Dear Tell All: When I was in grade school I saw a rainbow notepad at the local drugstore that I really wanted, so I stole it. But after I got home and opened the package, I felt guilty. I couldn't even enjoy the thing, because I felt so bad.
Days later, I came up with what I thought was the perfect plan: I'd sneak the notepad back into the store and then buy it honestly. Unfortunately, I had already thrown away the package. So I took some Saran Wrap and Scotch Tape and wrapped the pad up as best I could. Of course it looked terrible, but I was like nine. It seemed good enough to me.
I snuck the notepad into the store without any problems, but when I tried to buy it, the old lady at the counter took one look at my pathetic wrapping and said, "Oh my, what do we have here? Let's see if we can find a different one for you." Then she grabbed my hand, dragged me back to the paper section and took a brand-new shrink-wrapped pad off the shelf. So I had to buy that one instead! Not only did I fail as a shoplifter, I failed trying to make it right.
I know this happened a long time ago, and it's the only time I've ever shoplifted, but it's been haunting me for years. I don't want to get all spiritual on you, but I believe in karma. We're all responsible for our actions in this life, and held accountable for them in the next one. So I'd like to leave this world with a clean slate. Am I being silly?
Still Paying for My Crime
Dear Still Paying: I'm not a priest and this isn't a confessional, but if it was I'd say drink two Virgin Marys and call it good.

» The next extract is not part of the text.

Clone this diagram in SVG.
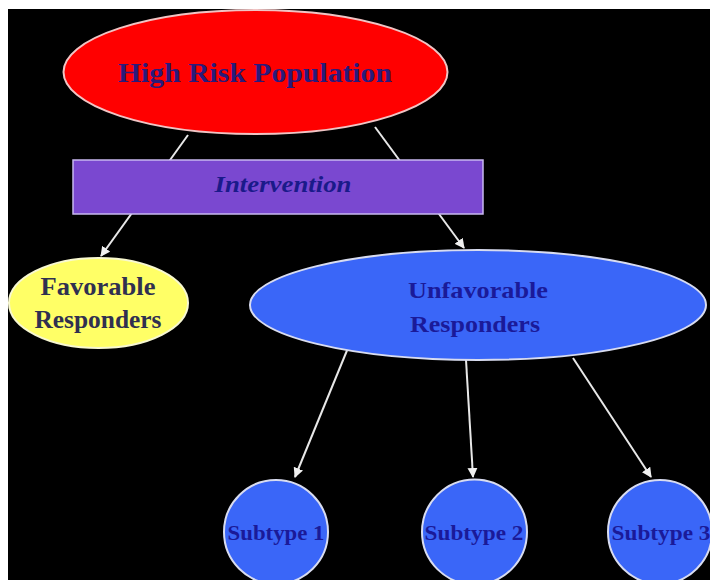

Seriously, you tried to make amends in your adorable, nine-year-old way. In fact, you actually paid for the notepad, even if it wasn't technically the right one. Carrying around this guilt for years isn't going to change anything. By now, I'm sure the universe has forgiven you.
Besides, I'm pretty sure the statute of limitations for shoplifting runs out as soon as you leave the store without getting caught.